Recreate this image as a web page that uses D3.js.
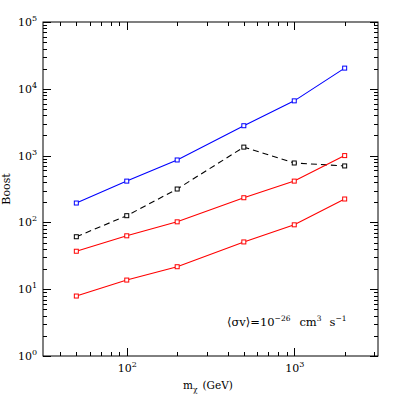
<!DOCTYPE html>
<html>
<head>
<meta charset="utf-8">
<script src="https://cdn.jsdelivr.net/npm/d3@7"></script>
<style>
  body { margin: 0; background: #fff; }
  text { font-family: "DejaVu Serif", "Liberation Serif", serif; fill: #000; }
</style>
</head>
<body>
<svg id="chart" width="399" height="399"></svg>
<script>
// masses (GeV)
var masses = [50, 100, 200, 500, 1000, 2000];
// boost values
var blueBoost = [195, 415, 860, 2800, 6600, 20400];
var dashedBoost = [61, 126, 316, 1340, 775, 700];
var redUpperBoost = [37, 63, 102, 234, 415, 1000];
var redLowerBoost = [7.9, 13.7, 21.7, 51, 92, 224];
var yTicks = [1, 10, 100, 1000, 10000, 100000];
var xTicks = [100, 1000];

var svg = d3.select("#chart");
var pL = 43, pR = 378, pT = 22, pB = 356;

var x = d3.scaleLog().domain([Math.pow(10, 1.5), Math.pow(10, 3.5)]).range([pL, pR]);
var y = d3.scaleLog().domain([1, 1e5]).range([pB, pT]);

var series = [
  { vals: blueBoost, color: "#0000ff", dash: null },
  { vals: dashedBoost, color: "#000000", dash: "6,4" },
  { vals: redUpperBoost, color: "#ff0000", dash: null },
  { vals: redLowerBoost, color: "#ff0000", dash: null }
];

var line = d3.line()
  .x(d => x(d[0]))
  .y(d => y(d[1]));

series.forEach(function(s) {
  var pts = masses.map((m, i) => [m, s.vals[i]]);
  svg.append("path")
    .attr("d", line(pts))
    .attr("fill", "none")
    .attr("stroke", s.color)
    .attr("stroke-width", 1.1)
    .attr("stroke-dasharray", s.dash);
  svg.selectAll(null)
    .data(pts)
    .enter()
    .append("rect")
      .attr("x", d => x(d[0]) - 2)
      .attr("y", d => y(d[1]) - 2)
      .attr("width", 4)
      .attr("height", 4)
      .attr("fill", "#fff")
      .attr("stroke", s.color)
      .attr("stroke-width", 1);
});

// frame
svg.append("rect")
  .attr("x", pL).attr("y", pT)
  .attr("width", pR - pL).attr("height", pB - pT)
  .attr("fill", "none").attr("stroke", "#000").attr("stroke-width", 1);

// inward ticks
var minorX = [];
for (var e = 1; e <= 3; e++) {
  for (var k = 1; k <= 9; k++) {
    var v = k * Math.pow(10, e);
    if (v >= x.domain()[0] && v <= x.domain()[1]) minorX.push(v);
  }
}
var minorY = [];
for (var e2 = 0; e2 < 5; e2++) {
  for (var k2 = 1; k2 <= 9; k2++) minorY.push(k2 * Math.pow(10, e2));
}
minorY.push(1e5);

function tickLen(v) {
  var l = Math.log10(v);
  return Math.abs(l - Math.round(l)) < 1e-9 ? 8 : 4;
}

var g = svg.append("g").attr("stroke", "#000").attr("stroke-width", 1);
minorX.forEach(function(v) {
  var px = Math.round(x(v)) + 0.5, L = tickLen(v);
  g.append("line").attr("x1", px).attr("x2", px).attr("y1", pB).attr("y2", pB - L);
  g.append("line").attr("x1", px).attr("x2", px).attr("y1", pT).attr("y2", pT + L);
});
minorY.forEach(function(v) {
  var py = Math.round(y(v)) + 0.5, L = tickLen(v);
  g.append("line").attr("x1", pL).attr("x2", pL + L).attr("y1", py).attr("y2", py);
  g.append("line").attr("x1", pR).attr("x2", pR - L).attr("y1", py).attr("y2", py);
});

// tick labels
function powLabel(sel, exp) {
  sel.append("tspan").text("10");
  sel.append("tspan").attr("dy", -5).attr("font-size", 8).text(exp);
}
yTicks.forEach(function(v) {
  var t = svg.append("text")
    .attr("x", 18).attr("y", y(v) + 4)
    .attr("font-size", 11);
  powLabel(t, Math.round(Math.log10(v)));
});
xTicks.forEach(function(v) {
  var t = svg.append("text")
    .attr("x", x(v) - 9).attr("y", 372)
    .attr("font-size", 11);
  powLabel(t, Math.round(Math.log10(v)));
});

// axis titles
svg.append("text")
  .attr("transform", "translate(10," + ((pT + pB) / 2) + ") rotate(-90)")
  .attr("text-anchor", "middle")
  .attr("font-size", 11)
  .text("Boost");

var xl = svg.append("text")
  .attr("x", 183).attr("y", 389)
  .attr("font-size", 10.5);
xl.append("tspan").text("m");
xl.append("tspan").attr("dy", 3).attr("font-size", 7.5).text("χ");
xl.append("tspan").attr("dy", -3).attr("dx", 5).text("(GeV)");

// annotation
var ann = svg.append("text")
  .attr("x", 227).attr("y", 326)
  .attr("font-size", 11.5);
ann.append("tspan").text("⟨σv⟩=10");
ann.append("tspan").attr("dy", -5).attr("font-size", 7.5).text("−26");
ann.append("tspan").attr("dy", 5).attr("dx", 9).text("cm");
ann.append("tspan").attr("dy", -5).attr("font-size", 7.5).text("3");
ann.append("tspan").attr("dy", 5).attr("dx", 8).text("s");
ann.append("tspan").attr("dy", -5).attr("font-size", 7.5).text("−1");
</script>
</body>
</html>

--

■ **Your objective**: Every line from the top of the material above through the line with "var pL = 43, pR = 378, pT = 22, pB = 356;" should be duplicated exactly, please; leave out the pictures.

■ **Written response**:
Recreate this image as a web page that uses D3.js.
<!DOCTYPE html>
<html>
<head>
<meta charset="utf-8">
<script src="https://cdn.jsdelivr.net/npm/d3@7"></script>
<style>
  body { margin: 0; background: #fff; }
  text { font-family: "DejaVu Serif", "Liberation Serif", serif; fill: #000; }
</style>
</head>
<body>
<svg id="chart" width="399" height="399"></svg>
<script>
// masses (GeV)
var masses = [50, 100, 200, 500, 1000, 2000];
// boost values
var blueBoost = [195, 415, 860, 2800, 6600, 20400];
var dashedBoost = [61, 126, 316, 1340, 775, 700];
var redUpperBoost = [37, 63, 102, 234, 415, 1000];
var redLowerBoost = [7.9, 13.7, 21.7, 51, 92, 224];
var yTicks = [1, 10, 100, 1000, 10000, 100000];
var xTicks = [100, 1000];

var svg = d3.select("#chart");
var pL = 43, pR = 378, pT = 22, pB = 356;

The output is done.